Something about this story bugs me. Maybe its the bare facts, $46 Mil vs $1260 Mil which is about 3% of the total market volume putting eBooks around nuisance value. If you look at the $46M it also includes $22M for one title alone, the ubiquitous Dan Brown so the claim
that eBooks have sold like hotcakes without a marketing or sales strategy
seems a little overblown. Another way of looking at the result is to say that Random House are doing the world’s trees a favour by selling that many versions of The Lost Symbol as eBooks. It also means they are less likely to be cluttering up the second hand market after December.
But given the financial success of TLS and this line about how
eBooks are more profitable than print because there is no physical inventory, and in many cases the publisher has negotiated lower royalty payments
you might be inclined to think this is just another face of innovation driven by corporate greed.

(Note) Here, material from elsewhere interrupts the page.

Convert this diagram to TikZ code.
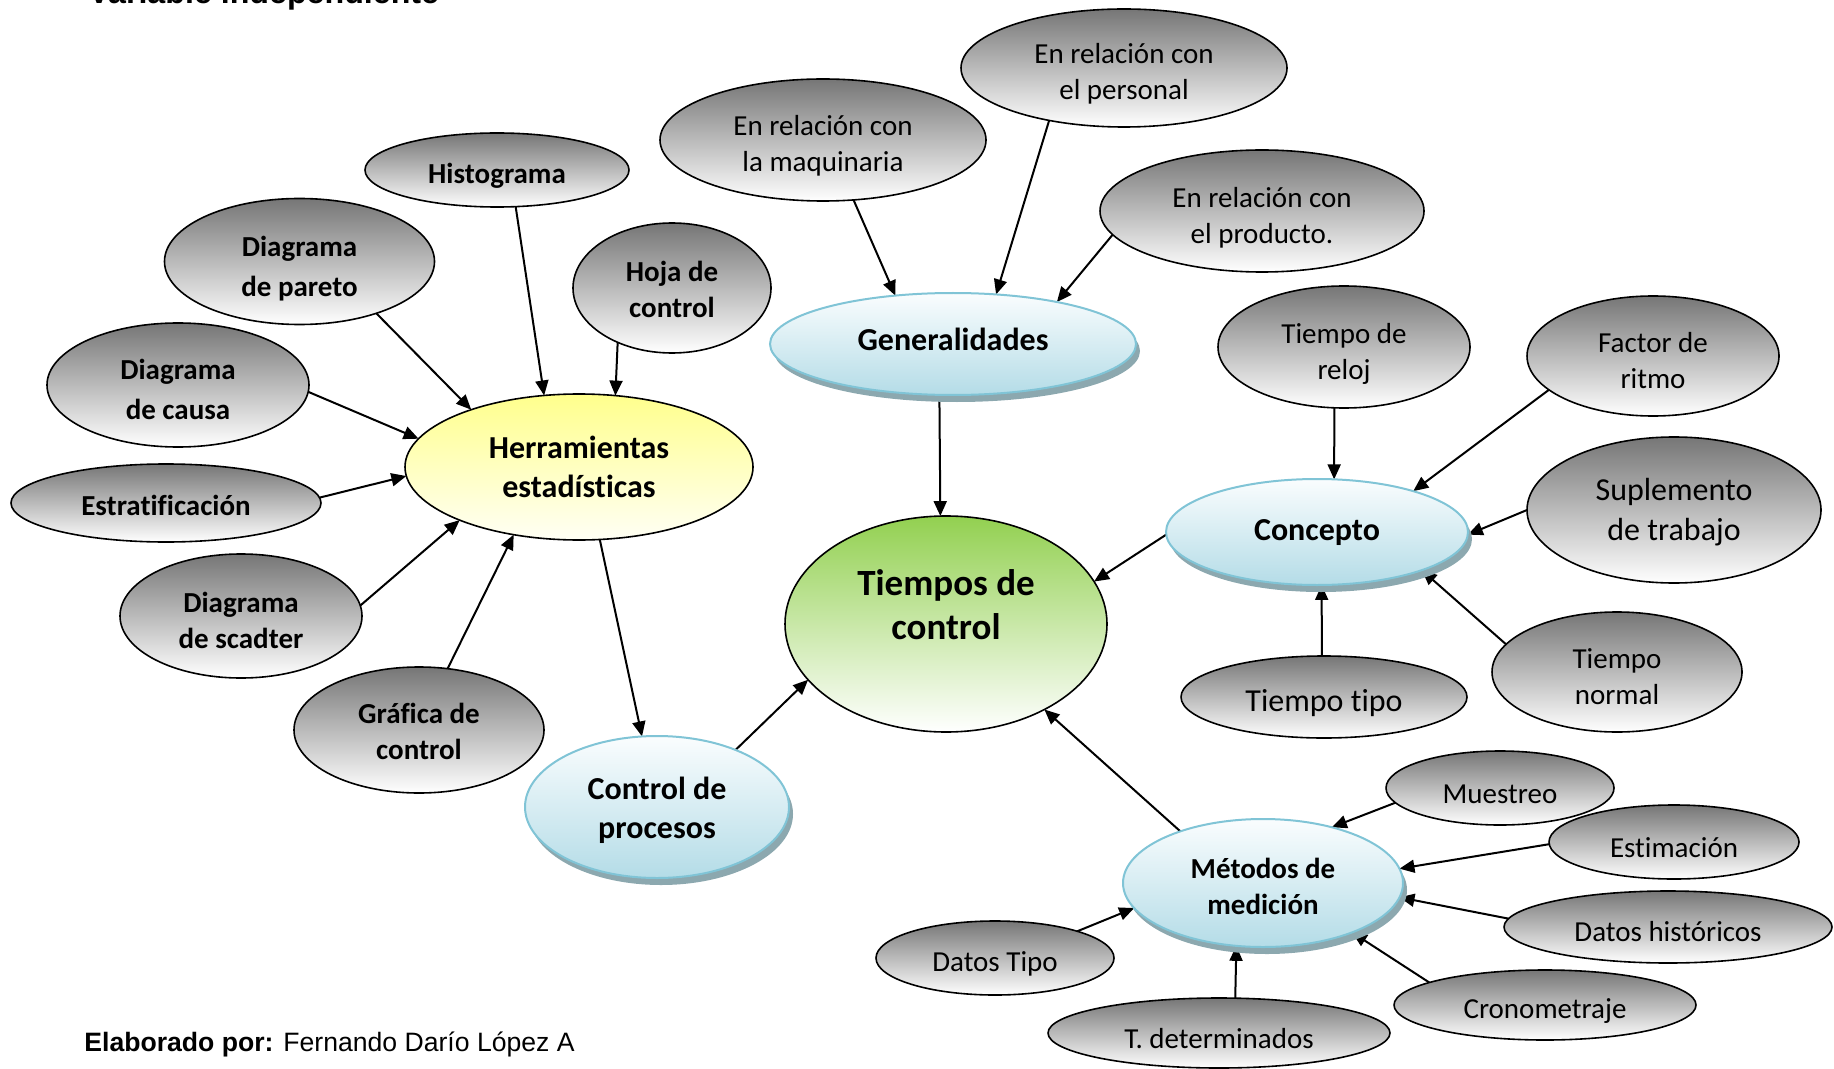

I think when the eBook reader comes out that is 100% recyclable and does not hook the reader into a interconnected corporate web with ongoing consumption and as an added bonus allows for spontaneous media sharing then you might have something that comes close to a good book. It seems like 98.5% of the market agrees…the 1.5% who buy Dan Brown obviously don’t count.
If eBooks Are the Future, Do Publishers Have a Plan? | All Up in Your Business | Fast Company.

I am surprised at how easy it is to operate my Kindle.
I still smile at being able to set it down to deal with life’s little issues and not worry about finding my page again. I no longer worry about setting my book upside down to hold my page and ruining the spine when I go to answer the phone. I can set the Kindle down and do what I need to do then come back to my page.
If I have to leave the Kindle sitting idle for an extended period of time it shuts itself off to save on battery life so all I have to do when I come back is turn it on and there is the page I was reading.
And navigating is very easy as well. I actually enjoy browsing all the different books in the Kindle store and searching books by type, title or author.
As they say “good things come in small packages”, well this is one GREAT small package. The Kindle solves my problem of saving space and weight in an RV. Now I have my library in a small package that weighs just over 10 ounces!
Thank you for such a smart and useful product.
Nice comments on the Kindle, sounds a bit like a sales pitch to me which makes me wonder if there is a little industry in seeking out blog posts about stuff and responding with promotional posts. So a review that might approach something like a Kindle from one angle can be “balanced” by the blog replies. Would people get paid for that?